REPUBLIKA.CO.ID, YANGON -- Puluhan anggota Gerakan Pembangkangan Sipil (CDM) melarikan diri ke hutan untuk berlatih menggunakan senjata dalam upaya melawan junta. Mereka merangkak berlatih di sepanjang jalur hutan di sebuah desa kecil di dalam hutan Myanmar. Skenario penyergapan sudah dibuat, dan ancamannya adalah junta yang merebut kekuasaan dalam kudeta 1 Februari.
CDM menyebabkan ribuan pekerja kerah putih dan biru, termasuk petugas medis dan guru, serta insinyur dan pekerja pabrik, meninggalkan pekerjaan mereka untuk bergerak dalam perlawanan terhadap kudeta.
Kini mereka ingin tahu bagaimana mempertahankan diri dari Tatmadaw yang terus menembak mati orang di jalan, mengerahkan granat dan mortir berpeluncur roket terhadap warganya sendiri, dan memburu mereka yang dicari untuk ditangkap di malam hari mengerikan. Mereka yang melarikan diri melakukan perjalanan ke daerah perbatasan yang dikuasai kelompok etnis bersenjata untuk diajari cara menembakkan senjata.

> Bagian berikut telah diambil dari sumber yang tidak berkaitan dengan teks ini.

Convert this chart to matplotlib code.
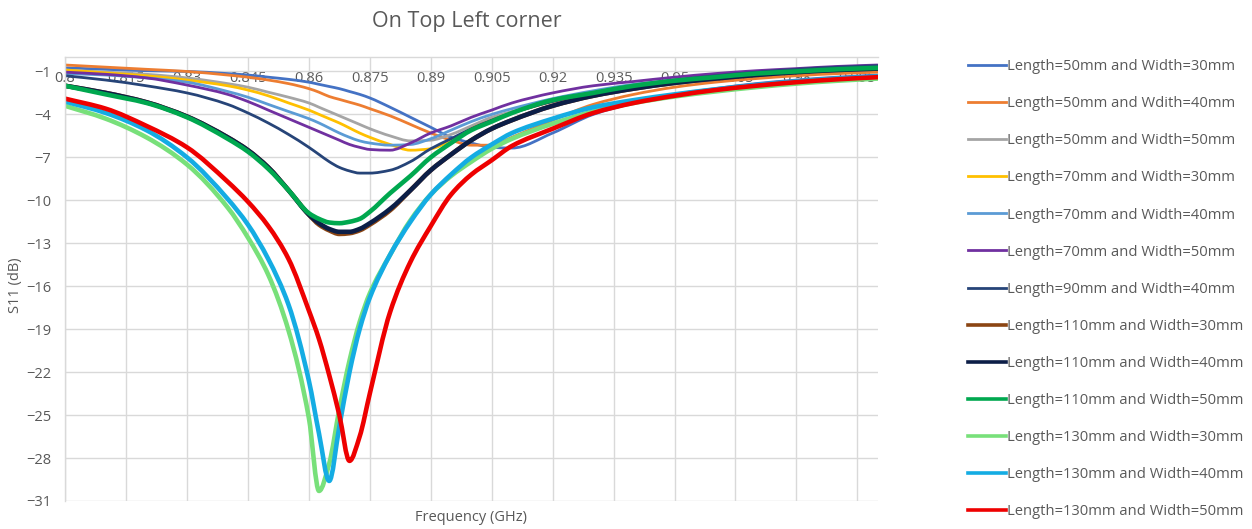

Para aktivis dilatih oleh Mayor Jenderal Nerdah Bo Mya yang merupakan kepala staf Organisasi Pertahanan Nasional Karen (KNDO), salah satu dari dua sayap bersenjata dari Serikat Nasional Karen (KNU). Kelompok ini merupakan kelompok pemberontak tertua di Myanmar yang mengklaim melindungi etnis minoritas suku Karen di negara bagian Karen tenggara.
Dia mengepalai program pelatihan dasar gratis. "Ini adalah tanggung jawab untuk melindungi kehidupan. Jika kita tidak melatih mereka, siapa yang akan membantu mereka?" ujar Bo Mya dikutip laman CNN, Rabu (5/5).
Taktik kekerasan yang semakin meningkat yang digunakan terhadap pengunjuk rasa telah menyebabkan lebih dari 760 orang gugur. Namun jumlah kematian sebenarnya kemungkinan jauh lebih tinggi.
Bo Mya mengatakan tidak satu pun dari 200 pengunjuk rasa anti-kudeta yang pernah dia latih pernah memegang senjata sebelumnya dan banyak yang masih kuliah. "Mereka cukup muda, usia mereka sekitar 24, 25, dan beberapa adalah perawat dan juga beberapa dokter dan staf medis," katanya.